===== RECORDS FOR THE TASK

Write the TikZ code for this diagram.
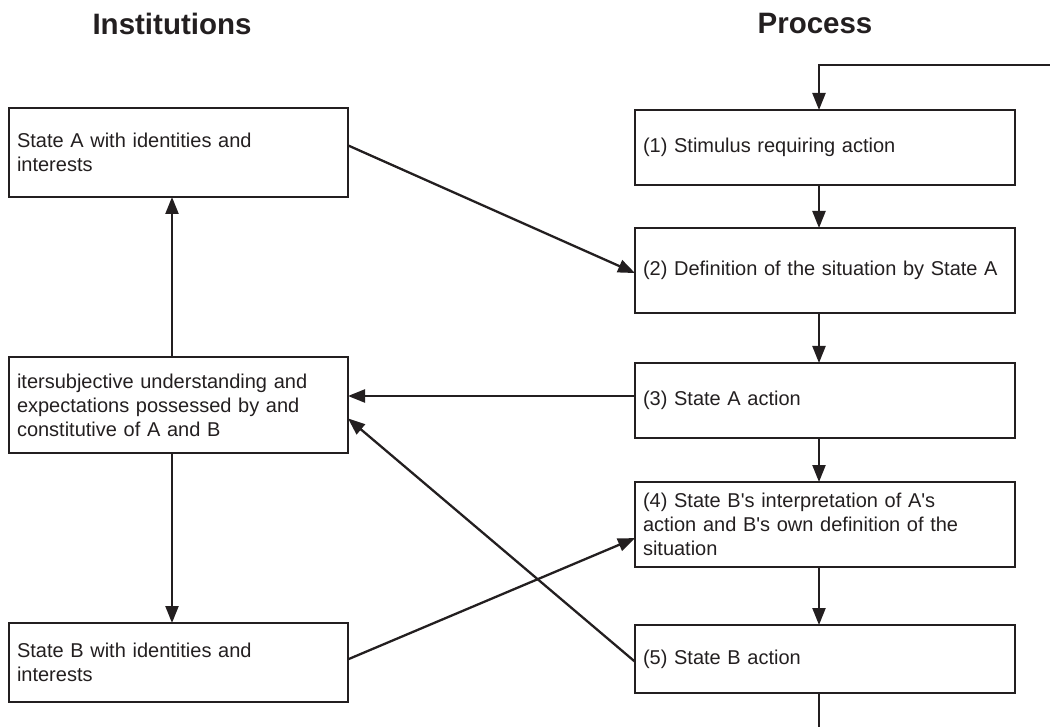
\documentclass[tikz,border=0pt]{standalone}
\usepackage{fontspec}
\setmainfont{Liberation Sans}
\usetikzlibrary{arrows.meta,calc}
\definecolor{ink}{HTML}{231F20}
\tikzset{%
    >={Triangle[length=17pt,width=13pt]}
}

\begin{document}
\begin{tikzpicture}[x=1pt, y=-1pt, line width=2.3pt, color=ink,
  box/.style={draw, anchor=north west, align=left, outer sep=0pt, inner xsep=8pt,
    font=\fontsize{20}{24}\selectfont},
  instbox/.style={box, text width=323pt},
  procbox/.style={box, text width=364pt},
  heading/.style={font=\fontsize{29.5}{34}\selectfont\bfseries}]
  \useasboundingbox (0,0) rectangle (1050,727);

  \node[heading] (tinst) at (172,24) {Institutions};
  \node[heading] (tproc) at (815,24) {Process};

  % institutions
  \node[instbox, minimum height=89pt] (instA) at (9,108) {State A with identities and\\ interests};
  \node[instbox, minimum height=96pt] (inter) at (9,357) {itersubjective understanding and\\ expectations possessed by and\\ constitutive of A and B};
  \node[instbox, minimum height=79pt] (instB) at (9,623) {State B with identities and\\ interests};

  % process
  \node[procbox, minimum height=75pt] (p1) at (635,110) {(1) Stimulus requiring action};
  \node[procbox, minimum height=85pt] (p2) at (635,228) {(2) Definition of the situation by State A};
  \node[procbox, minimum height=75pt] (p3) at (635,363) {(3) State A action};
  \node[procbox, minimum height=85pt] (p4) at (635,482) {(4) State B\textquotesingle s interpretation of A\textquotesingle s\\ action and B\textquotesingle s own definition of the\\ situation};
  \node[procbox, minimum height=68pt] (p5) at (635,625) {(5) State B action};

  \coordinate (lx) at (172,0);
  \coordinate (rx) at (819,0);
  \coordinate (loopin) at (1050,65);
  \coordinate (loopout) at (819,727);

  \draw[->] (inter.north -| lx) -- (instA.south -| lx);
  \draw[->] (inter.south -| lx) -- (instB.north -| lx);

  \draw[->] (loopin) -- (loopin -| rx) -- (p1.north -| rx);
  \draw[->] (p1.south -| rx) -- (p2.north -| rx);
  \draw[->] (p2.south -| rx) -- (p3.north -| rx);
  \draw[->] (p3.south -| rx) -- (p4.north -| rx);
  \draw[->] (p4.south -| rx) -- (p5.north -| rx);
  \draw (p5.south -| rx) -- (loopout);

  \coordinate (p3w) at ($(p3.north west)!0.44!(p3.south west)$);
  \draw[->] ($(instA.north east)!0.42!(instA.south east)$) -- ($(p2.north west)!0.53!(p2.south west)$);
  \draw[->] (p3w) -- (p3w -| inter.east);
  \draw[->] ($(p5.north west)!0.54!(p5.south west)$) -- ($(inter.north east)!0.64!(inter.south east)$);
  \draw[->] ($(instB.north east)!0.46!(instB.south east)$) -- ($(p4.north west)!0.66!(p4.south west)$);
\end{tikzpicture}
\end{document}
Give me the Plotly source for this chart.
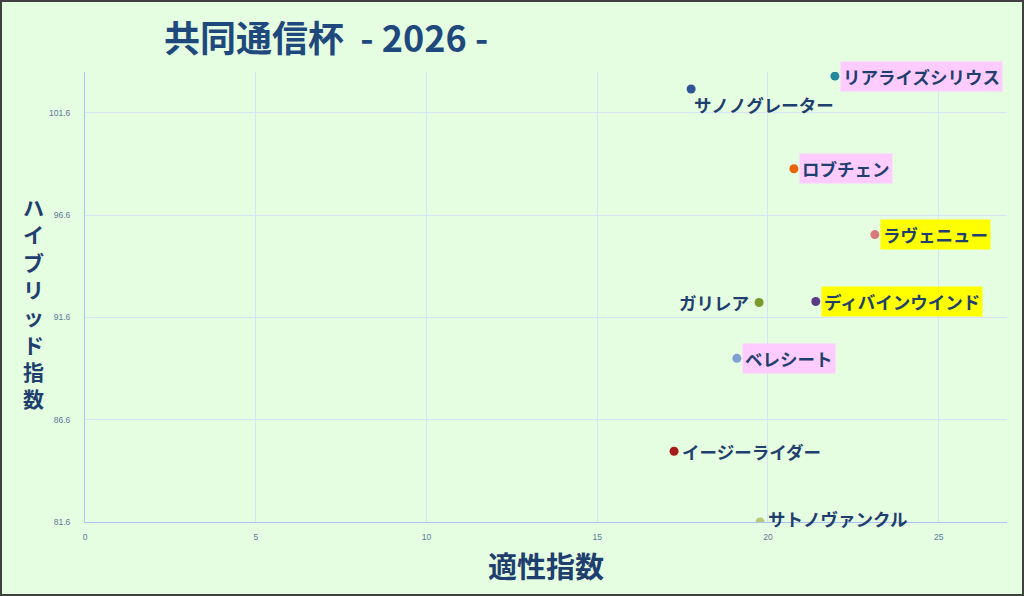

==========

BRIEF: Write out each line of the data exactly; the images should be left out.

CORRECT RESPONSE:
Write the TikZ code for this diagram.
\documentclass[tikz,border=0pt]{standalone}
\usepackage{fontspec}
\setmainfont{Liberation Sans}
\usetikzlibrary{arrows.meta,calc}
\definecolor{ink}{HTML}{231F20}
\tikzset{%
    >={Triangle[length=17pt,width=13pt]}
}

\begin{document}
\begin{tikzpicture}[x=1pt, y=-1pt, line width=2.3pt, color=ink,
  box/.style={draw, anchor=north west, align=left, outer sep=0pt, inner xsep=8pt,
    font=\fontsize{20}{24}\selectfont},
  instbox/.style={box, text width=323pt},
  procbox/.style={box, text width=364pt},
  heading/.style={font=\fontsize{29.5}{34}\selectfont\bfseries}]
  \useasboundingbox (0,0) rectangle (1050,727);

  \node[heading] (tinst) at (172,24) {Institutions};
  \node[heading] (tproc) at (815,24) {Process};

  % institutions
  \node[instbox, minimum height=89pt] (instA) at (9,108) {State A with identities and\\ interests};
  \node[instbox, minimum height=96pt] (inter) at (9,357) {itersubjective understanding and\\ expectations possessed by and\\ constitutive of A and B};
  \node[instbox, minimum height=79pt] (instB) at (9,623) {State B with identities and\\ interests};

  % process
  \node[procbox, minimum height=75pt] (p1) at (635,110) {(1) Stimulus requiring action};
  \node[procbox, minimum height=85pt] (p2) at (635,228) {(2) Definition of the situation by State A};
  \node[procbox, minimum height=75pt] (p3) at (635,363) {(3) State A action};
  \node[procbox, minimum height=85pt] (p4) at (635,482) {(4) State B\textquotesingle s interpretation of A\textquotesingle s\\ action and B\textquotesingle s own definition of the\\ situation};
  \node[procbox, minimum height=68pt] (p5) at (635,625) {(5) State B action};

  \coordinate (lx) at (172,0);
  \coordinate (rx) at (819,0);
  \coordinate (loopin) at (1050,65);
  \coordinate (loopout) at (819,727);

  \draw[->] (inter.north -| lx) -- (instA.south -| lx);
  \draw[->] (inter.south -| lx) -- (instB.north -| lx);

  \draw[->] (loopin) -- (loopin -| rx) -- (p1.north -| rx);
  \draw[->] (p1.south -| rx) -- (p2.north -| rx);
  \draw[->] (p2.south -| rx) -- (p3.north -| rx);
  \draw[->] (p3.south -| rx) -- (p4.north -| rx);
  \draw[->] (p4.south -| rx) -- (p5.north -| rx);
  \draw (p5.south -| rx) -- (loopout);

  \coordinate (p3w) at ($(p3.north west)!0.44!(p3.south west)$);
  \draw[->] ($(instA.north east)!0.42!(instA.south east)$) -- ($(p2.north west)!0.53!(p2.south west)$);
  \draw[->] (p3w) -- (p3w -| inter.east);
  \draw[->] ($(p5.north west)!0.54!(p5.south west)$) -- ($(inter.north east)!0.64!(inter.south east)$);
  \draw[->] ($(instB.north east)!0.46!(instB.south east)$) -- ($(p4.north west)!0.66!(p4.south west)$);
\end{tikzpicture}
\end{document}
Give me the Plotly source for this chart.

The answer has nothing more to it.